The Federal Reserve, also known as the Fed, is responsible for managing the money supply in the United States.
What are M1 and M2 in the context of monetary policy?
M1 and M2 are measures of the money supply, with M1 including cash and checking deposits, and M2 including M1 plus savings deposits and other near-money assets.
What is the main goal of price stability in monetary policy?
The main goal of price stability is to manage inflation so that money retains its value over time.
Why is controlling inflation important for the value of money?
Controlling inflation is important because it ensures that money can act as a store of value and a medium of exchange.
How does monetary policy aim to achieve high employment?
Monetary policy aims to achieve high employment by maintaining investment levels, which supports job creation and keeps GDP near its potential.
What happens to investment when interest rates increase?
When interest rates increase, loans become more expensive, leading to less investment by firms.
How does the Fed influence economic growth through monetary policy?
The Fed influences economic growth by managing interest rates, which affects the level of investment in the economy.
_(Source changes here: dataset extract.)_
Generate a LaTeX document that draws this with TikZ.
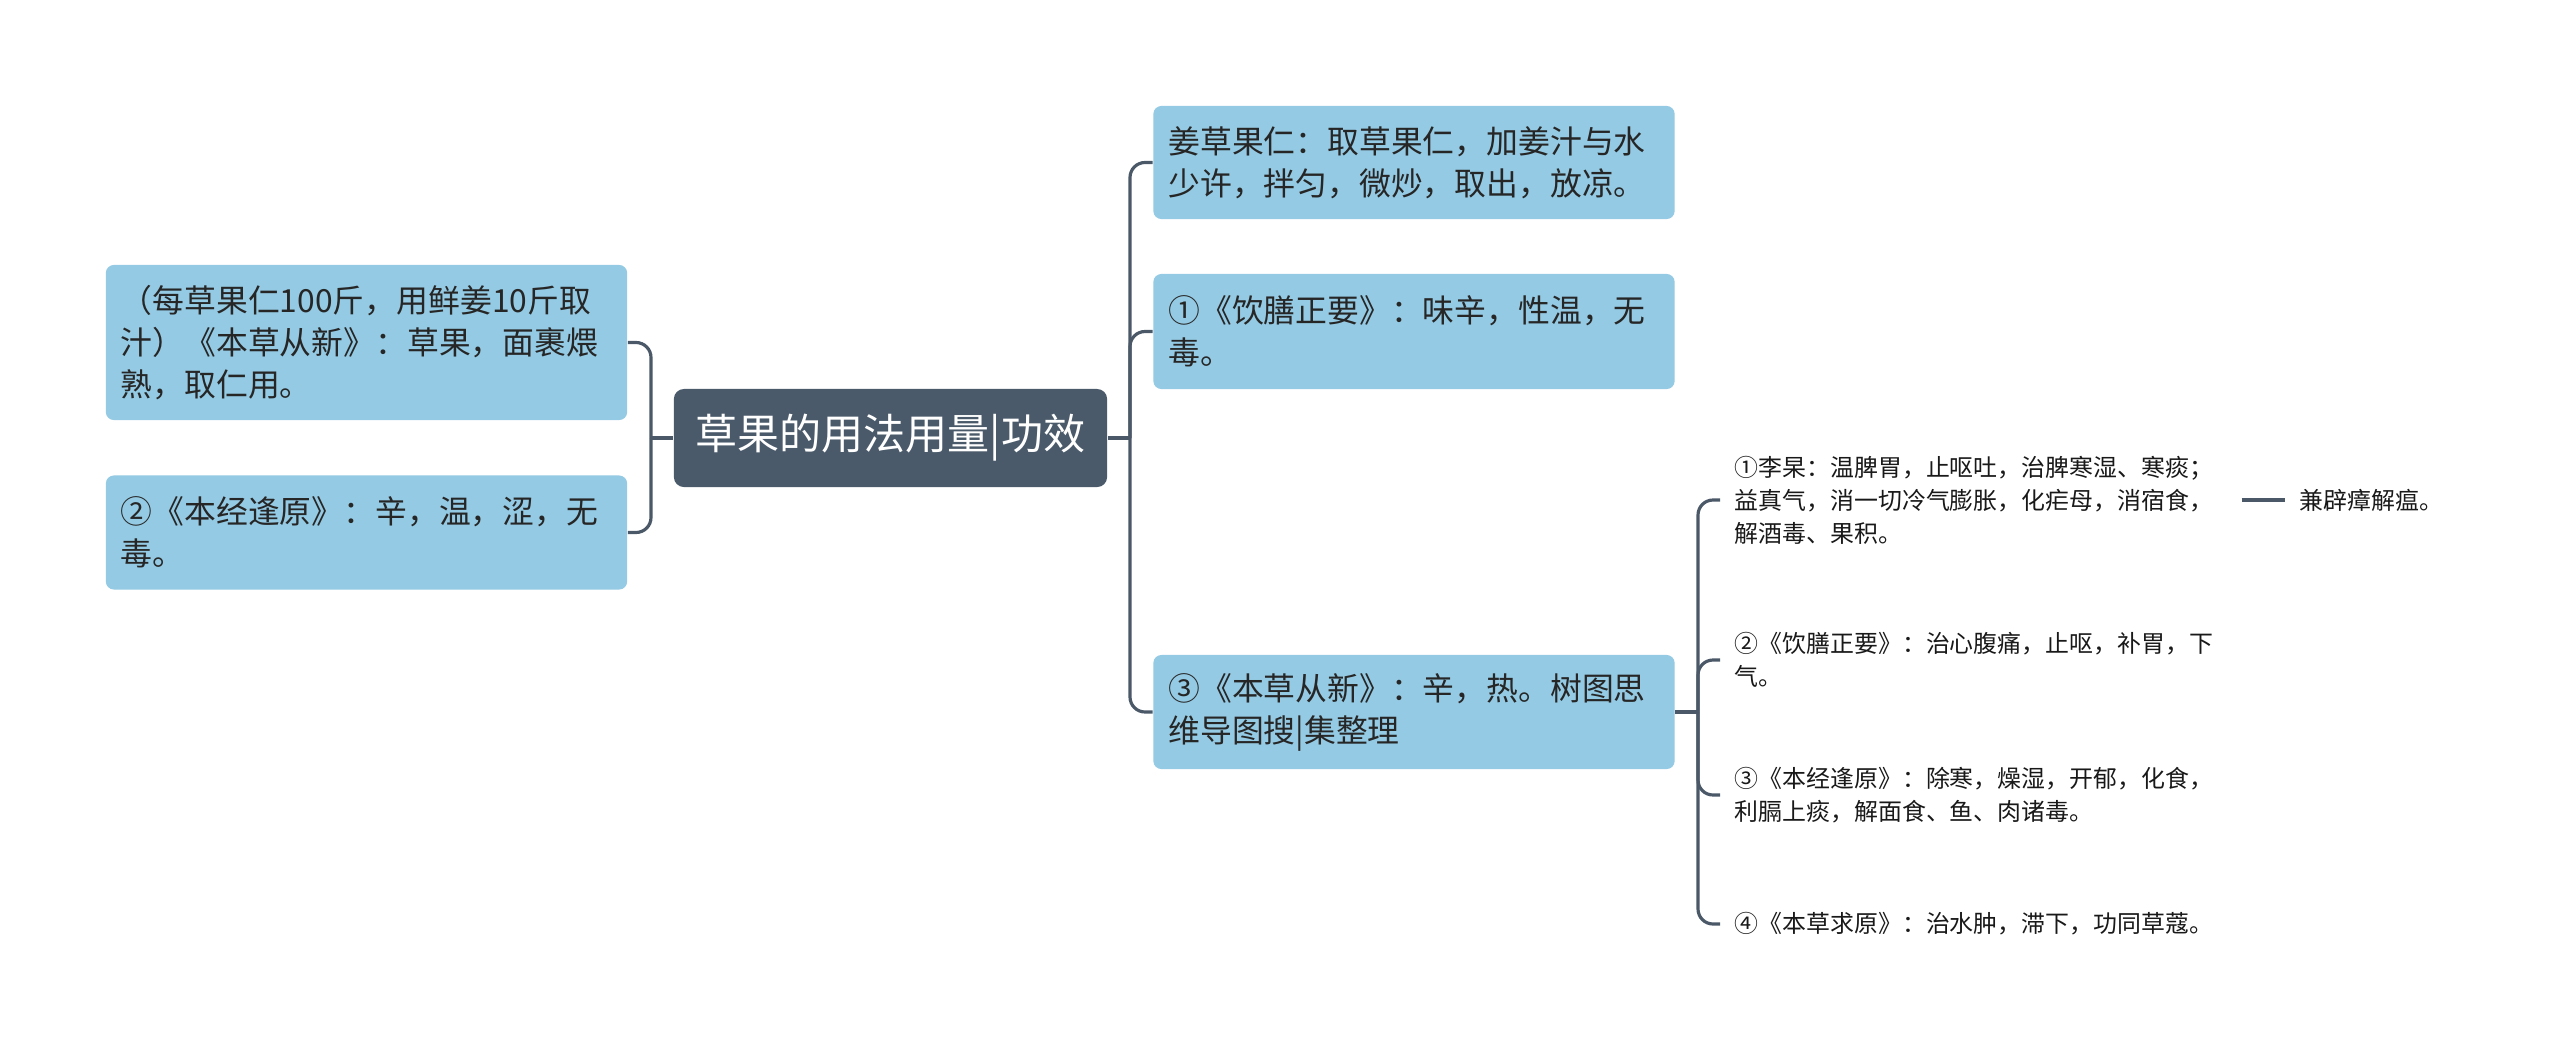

What role does the Fed play in ensuring financial market stability?
The Fed acts as a lender of last resort to prevent financial market failures and maintain stability.
Why is the stability of financial markets a goal of monetary policy?
Stability of financial markets is a goal to prevent market failures and ensure the smooth functioning of the economy.
What was the original focus of the Fed regarding financial stability when it was created in 1913?
The original focus was on maintaining stability in commercial banks, where people keep checking accounts.
How did the Fed's role in financial stability expand during the 2008 recession?
During the 2008 recession, the Fed also worked with investment banks to maintain financial stability.
What is the relationship between interest rates and firm investment?
Higher interest rates make loans more expensive, which reduces firm investment; lower rates encourage more investment.
How does monetary policy support economic growth?
Monetary policy supports economic growth by managing interest rates to encourage investment by firms.
What are the four main goals of monetary policy discussed in the lesson?
The four main goals are price stability, high employment, stability of financial markets, and economic growth.
Why is it important for money to act as a store of value?
It is important so that the money people earn retains its purchasing power until they use it.